Required task:
Filter the records below down to lines containing "this".

Excerpted data:
────

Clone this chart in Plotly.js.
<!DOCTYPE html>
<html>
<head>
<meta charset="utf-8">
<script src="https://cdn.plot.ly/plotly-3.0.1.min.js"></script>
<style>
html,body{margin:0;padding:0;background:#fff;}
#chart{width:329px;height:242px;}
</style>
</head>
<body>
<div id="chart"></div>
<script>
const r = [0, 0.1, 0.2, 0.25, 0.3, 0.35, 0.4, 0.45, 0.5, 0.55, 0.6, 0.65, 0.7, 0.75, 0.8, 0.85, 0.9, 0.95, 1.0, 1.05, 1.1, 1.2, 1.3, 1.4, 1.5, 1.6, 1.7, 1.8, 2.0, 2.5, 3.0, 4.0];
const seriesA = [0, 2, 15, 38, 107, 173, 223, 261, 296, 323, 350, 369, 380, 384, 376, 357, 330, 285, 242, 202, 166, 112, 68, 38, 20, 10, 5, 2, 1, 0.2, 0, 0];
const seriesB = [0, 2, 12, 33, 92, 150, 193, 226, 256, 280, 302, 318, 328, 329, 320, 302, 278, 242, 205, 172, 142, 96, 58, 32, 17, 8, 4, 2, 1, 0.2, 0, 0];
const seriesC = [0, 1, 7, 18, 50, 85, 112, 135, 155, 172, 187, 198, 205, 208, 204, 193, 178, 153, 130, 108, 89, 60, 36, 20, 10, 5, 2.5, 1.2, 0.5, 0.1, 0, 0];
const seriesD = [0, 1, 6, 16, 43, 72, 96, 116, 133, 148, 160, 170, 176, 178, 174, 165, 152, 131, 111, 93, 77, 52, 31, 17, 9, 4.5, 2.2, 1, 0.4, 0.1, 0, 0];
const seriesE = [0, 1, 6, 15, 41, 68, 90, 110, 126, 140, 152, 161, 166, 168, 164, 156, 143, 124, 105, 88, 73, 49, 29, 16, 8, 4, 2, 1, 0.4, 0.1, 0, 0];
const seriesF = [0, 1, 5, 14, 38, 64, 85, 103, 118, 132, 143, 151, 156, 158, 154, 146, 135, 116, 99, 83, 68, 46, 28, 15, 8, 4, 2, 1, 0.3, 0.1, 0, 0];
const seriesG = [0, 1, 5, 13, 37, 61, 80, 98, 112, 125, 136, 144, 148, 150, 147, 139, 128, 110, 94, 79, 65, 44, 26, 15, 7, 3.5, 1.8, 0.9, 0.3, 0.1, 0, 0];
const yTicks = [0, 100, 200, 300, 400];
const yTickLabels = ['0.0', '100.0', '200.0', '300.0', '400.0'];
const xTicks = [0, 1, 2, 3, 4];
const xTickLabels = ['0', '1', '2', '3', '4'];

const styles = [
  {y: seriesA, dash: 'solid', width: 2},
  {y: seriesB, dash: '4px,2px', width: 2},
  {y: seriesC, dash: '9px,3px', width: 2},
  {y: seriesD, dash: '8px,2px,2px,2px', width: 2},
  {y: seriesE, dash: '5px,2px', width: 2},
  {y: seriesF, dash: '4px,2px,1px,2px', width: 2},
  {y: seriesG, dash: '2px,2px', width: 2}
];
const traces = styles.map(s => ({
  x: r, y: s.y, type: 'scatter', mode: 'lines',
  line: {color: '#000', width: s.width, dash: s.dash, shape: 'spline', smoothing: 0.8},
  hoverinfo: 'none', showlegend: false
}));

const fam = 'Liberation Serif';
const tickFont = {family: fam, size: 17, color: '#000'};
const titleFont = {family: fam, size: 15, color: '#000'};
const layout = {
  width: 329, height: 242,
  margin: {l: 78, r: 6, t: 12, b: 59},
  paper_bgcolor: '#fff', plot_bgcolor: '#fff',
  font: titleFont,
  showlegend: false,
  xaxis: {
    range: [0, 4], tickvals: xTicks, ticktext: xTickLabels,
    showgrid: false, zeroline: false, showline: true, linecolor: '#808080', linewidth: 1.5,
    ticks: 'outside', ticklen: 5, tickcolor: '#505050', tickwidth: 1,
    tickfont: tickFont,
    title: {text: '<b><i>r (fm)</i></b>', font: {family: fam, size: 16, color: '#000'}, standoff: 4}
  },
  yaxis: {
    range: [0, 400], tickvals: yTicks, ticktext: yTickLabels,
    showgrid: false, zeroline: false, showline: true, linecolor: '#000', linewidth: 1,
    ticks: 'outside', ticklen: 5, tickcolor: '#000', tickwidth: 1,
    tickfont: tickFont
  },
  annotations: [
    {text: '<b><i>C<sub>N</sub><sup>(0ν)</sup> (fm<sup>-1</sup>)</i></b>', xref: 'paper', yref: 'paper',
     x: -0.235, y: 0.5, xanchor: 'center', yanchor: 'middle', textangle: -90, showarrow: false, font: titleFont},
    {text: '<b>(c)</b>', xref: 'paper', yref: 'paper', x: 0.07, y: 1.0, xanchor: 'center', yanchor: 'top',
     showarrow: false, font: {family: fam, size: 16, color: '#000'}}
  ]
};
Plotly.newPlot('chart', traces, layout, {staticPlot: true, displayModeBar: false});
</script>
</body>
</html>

────

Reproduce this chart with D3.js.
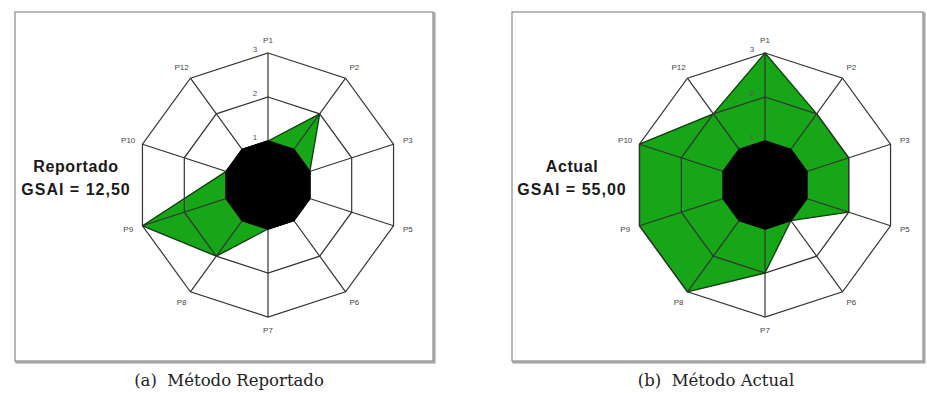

────

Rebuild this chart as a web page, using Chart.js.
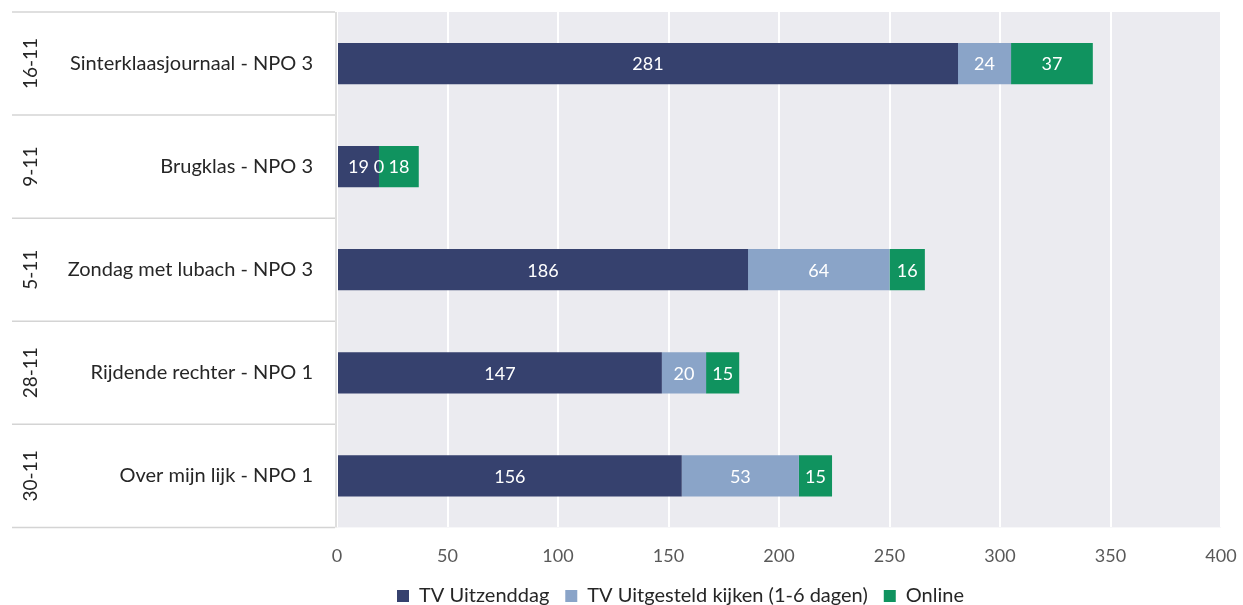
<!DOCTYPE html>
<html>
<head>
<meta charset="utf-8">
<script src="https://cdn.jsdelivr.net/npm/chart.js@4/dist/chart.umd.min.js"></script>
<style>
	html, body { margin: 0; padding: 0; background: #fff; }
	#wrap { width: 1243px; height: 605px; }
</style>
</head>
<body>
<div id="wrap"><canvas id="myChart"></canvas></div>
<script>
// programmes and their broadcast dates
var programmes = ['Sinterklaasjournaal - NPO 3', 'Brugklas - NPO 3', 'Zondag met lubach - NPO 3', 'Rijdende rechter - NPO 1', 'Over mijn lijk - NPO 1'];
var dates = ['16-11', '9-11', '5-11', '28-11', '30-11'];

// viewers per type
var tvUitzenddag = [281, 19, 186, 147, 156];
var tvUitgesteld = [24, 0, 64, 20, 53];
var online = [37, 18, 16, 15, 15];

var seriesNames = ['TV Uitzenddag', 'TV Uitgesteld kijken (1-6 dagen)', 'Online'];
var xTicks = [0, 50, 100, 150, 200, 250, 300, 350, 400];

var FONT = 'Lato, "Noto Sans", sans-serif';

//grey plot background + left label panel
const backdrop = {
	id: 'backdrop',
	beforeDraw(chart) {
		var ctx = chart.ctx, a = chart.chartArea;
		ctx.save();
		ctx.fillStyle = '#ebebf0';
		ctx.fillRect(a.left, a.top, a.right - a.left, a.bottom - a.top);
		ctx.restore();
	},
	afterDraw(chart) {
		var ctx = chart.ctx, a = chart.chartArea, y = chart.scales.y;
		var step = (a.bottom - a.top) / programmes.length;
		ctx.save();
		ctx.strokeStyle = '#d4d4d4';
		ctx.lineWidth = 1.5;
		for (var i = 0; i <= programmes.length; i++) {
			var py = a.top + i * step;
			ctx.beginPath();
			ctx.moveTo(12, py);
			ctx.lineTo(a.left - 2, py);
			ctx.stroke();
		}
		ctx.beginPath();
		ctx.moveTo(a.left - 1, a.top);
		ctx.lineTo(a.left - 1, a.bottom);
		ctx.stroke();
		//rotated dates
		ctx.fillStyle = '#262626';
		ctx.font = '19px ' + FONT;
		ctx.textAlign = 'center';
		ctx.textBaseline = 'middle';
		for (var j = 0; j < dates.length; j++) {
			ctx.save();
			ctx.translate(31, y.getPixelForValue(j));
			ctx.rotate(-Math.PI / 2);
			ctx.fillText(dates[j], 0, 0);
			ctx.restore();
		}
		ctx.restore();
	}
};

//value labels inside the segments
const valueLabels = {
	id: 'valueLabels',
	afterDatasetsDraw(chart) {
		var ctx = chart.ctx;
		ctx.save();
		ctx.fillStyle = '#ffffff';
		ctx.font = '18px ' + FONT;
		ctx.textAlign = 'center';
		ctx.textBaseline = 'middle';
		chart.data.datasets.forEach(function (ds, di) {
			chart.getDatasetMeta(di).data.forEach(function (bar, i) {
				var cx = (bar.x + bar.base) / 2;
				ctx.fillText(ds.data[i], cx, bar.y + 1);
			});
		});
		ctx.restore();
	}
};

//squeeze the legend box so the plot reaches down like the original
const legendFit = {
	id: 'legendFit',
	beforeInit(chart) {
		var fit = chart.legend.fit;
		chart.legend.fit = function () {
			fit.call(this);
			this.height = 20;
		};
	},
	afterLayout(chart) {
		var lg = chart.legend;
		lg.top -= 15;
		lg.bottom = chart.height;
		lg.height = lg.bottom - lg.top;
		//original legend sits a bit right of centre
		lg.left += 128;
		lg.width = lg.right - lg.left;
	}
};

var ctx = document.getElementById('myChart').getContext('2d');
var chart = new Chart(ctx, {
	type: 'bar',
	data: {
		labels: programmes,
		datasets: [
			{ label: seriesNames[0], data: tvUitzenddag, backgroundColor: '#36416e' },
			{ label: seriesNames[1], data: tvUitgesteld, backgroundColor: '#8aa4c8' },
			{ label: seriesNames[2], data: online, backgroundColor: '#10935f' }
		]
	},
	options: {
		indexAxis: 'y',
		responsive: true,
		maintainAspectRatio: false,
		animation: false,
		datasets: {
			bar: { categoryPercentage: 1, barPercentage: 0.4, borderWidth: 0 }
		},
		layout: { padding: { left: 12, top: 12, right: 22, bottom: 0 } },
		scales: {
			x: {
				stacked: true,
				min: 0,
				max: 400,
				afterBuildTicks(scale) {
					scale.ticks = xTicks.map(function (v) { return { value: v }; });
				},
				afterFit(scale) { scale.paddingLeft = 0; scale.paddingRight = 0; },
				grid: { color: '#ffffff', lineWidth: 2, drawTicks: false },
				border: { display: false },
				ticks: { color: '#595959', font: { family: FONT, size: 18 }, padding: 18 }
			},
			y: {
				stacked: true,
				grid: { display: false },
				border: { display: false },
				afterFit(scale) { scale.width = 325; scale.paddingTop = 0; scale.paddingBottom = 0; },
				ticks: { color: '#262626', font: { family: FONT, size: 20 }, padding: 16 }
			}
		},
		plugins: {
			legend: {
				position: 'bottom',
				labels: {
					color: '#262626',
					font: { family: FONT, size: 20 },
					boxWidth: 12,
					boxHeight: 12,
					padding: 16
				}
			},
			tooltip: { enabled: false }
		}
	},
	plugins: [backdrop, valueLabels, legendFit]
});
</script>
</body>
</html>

────

Solution to the exercise:
Clone this chart in Plotly.js.
Reproduce this chart with D3.js.
Rebuild this chart as a web page, using Chart.js.
			fit.call(this);
			this.height = 20;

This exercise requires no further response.